--- Begin ---

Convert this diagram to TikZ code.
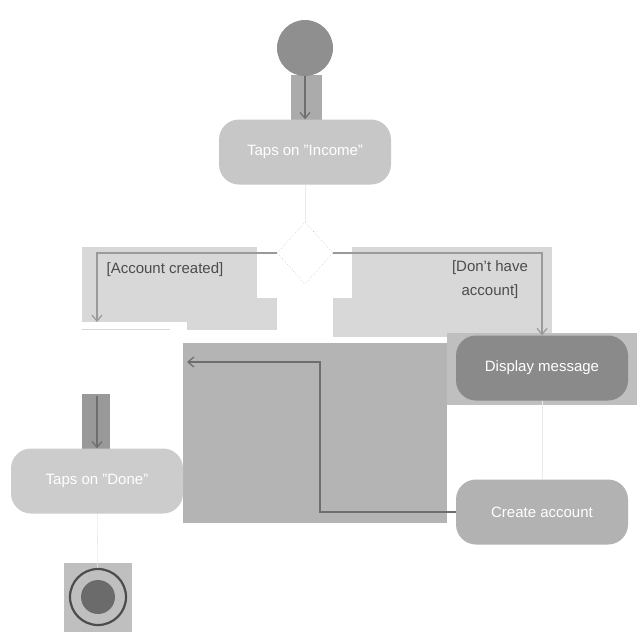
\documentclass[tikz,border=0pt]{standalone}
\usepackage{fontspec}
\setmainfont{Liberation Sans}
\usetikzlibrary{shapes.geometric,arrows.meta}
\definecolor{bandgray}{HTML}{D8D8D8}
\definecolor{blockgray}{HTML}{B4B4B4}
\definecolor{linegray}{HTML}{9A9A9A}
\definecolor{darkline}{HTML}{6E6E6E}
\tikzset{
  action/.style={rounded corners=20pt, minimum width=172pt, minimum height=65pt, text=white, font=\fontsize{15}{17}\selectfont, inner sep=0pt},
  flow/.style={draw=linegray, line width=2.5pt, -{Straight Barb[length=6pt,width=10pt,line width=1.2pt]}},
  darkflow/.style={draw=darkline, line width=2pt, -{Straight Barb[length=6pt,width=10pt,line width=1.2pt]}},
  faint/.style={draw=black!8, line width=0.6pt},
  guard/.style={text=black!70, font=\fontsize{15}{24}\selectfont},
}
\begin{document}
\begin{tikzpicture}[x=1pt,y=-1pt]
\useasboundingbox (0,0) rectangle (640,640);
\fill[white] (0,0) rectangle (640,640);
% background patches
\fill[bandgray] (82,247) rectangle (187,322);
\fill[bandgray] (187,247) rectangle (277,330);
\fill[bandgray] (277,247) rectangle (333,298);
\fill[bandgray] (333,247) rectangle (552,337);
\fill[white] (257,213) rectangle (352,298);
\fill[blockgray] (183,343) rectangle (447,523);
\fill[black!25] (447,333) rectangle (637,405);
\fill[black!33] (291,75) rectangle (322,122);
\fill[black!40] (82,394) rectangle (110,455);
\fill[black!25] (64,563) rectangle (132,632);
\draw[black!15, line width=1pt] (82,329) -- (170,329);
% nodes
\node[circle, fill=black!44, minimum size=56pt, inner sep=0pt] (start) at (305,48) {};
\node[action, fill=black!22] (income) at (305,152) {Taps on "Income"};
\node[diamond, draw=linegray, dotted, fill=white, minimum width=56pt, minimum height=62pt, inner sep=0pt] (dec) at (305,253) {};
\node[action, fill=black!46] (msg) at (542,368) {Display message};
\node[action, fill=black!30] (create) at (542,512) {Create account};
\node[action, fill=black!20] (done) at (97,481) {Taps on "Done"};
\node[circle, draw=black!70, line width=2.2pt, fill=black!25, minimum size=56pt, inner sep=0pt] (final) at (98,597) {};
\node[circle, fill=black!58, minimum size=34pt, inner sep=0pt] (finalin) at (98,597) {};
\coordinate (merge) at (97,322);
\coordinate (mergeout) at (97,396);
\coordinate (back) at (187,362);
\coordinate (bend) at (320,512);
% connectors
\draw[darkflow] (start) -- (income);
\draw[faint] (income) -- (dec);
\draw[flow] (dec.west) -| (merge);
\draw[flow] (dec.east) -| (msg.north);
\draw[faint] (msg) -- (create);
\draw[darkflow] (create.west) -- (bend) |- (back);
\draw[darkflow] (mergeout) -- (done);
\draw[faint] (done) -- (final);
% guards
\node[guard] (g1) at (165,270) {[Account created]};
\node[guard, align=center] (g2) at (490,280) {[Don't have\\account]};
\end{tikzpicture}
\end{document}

--- End ---

- WHAT THE EXERCISE ASKS -
Output the data exactly. Pictures don't belong in the result.

- WRITTEN RESPONSE -
Convert this diagram to TikZ code.
\documentclass[tikz,border=0pt]{standalone}
\usepackage{fontspec}
\setmainfont{Liberation Sans}
\usetikzlibrary{shapes.geometric,arrows.meta}
\definecolor{bandgray}{HTML}{D8D8D8}
\definecolor{blockgray}{HTML}{B4B4B4}
\definecolor{linegray}{HTML}{9A9A9A}
\definecolor{darkline}{HTML}{6E6E6E}
\tikzset{
  action/.style={rounded corners=20pt, minimum width=172pt, minimum height=65pt, text=white, font=\fontsize{15}{17}\selectfont, inner sep=0pt},
  flow/.style={draw=linegray, line width=2.5pt, -{Straight Barb[length=6pt,width=10pt,line width=1.2pt]}},
  darkflow/.style={draw=darkline, line width=2pt, -{Straight Barb[length=6pt,width=10pt,line width=1.2pt]}},
  faint/.style={draw=black!8, line width=0.6pt},
  guard/.style={text=black!70, font=\fontsize{15}{24}\selectfont},
}
\begin{document}
\begin{tikzpicture}[x=1pt,y=-1pt]
\useasboundingbox (0,0) rectangle (640,640);
\fill[white] (0,0) rectangle (640,640);
% background patches
\fill[bandgray] (82,247) rectangle (187,322);
\fill[bandgray] (187,247) rectangle (277,330);
\fill[bandgray] (277,247) rectangle (333,298);
\fill[bandgray] (333,247) rectangle (552,337);
\fill[white] (257,213) rectangle (352,298);
\fill[blockgray] (183,343) rectangle (447,523);
\fill[black!25] (447,333) rectangle (637,405);
\fill[black!33] (291,75) rectangle (322,122);
\fill[black!40] (82,394) rectangle (110,455);
\fill[black!25] (64,563) rectangle (132,632);
\draw[black!15, line width=1pt] (82,329) -- (170,329);
% nodes
\node[circle, fill=black!44, minimum size=56pt, inner sep=0pt] (start) at (305,48) {};
\node[action, fill=black!22] (income) at (305,152) {Taps on "Income"};
\node[diamond, draw=linegray, dotted, fill=white, minimum width=56pt, minimum height=62pt, inner sep=0pt] (dec) at (305,253) {};
\node[action, fill=black!46] (msg) at (542,368) {Display message};
\node[action, fill=black!30] (create) at (542,512) {Create account};
\node[action, fill=black!20] (done) at (97,481) {Taps on "Done"};
\node[circle, draw=black!70, line width=2.2pt, fill=black!25, minimum size=56pt, inner sep=0pt] (final) at (98,597) {};
\node[circle, fill=black!58, minimum size=34pt, inner sep=0pt] (finalin) at (98,597) {};
\coordinate (merge) at (97,322);
\coordinate (mergeout) at (97,396);
\coordinate (back) at (187,362);
\coordinate (bend) at (320,512);
% connectors
\draw[darkflow] (start) -- (income);
\draw[faint] (income) -- (dec);
\draw[flow] (dec.west) -| (merge);
\draw[flow] (dec.east) -| (msg.north);
\draw[faint] (msg) -- (create);
\draw[darkflow] (create.west) -- (bend) |- (back);
\draw[darkflow] (mergeout) -- (done);
\draw[faint] (done) -- (final);
% guards
\node[guard] (g1) at (165,270) {[Account created]};
\node[guard, align=center] (g2) at (490,280) {[Don't have\\account]};
\end{tikzpicture}
\end{document}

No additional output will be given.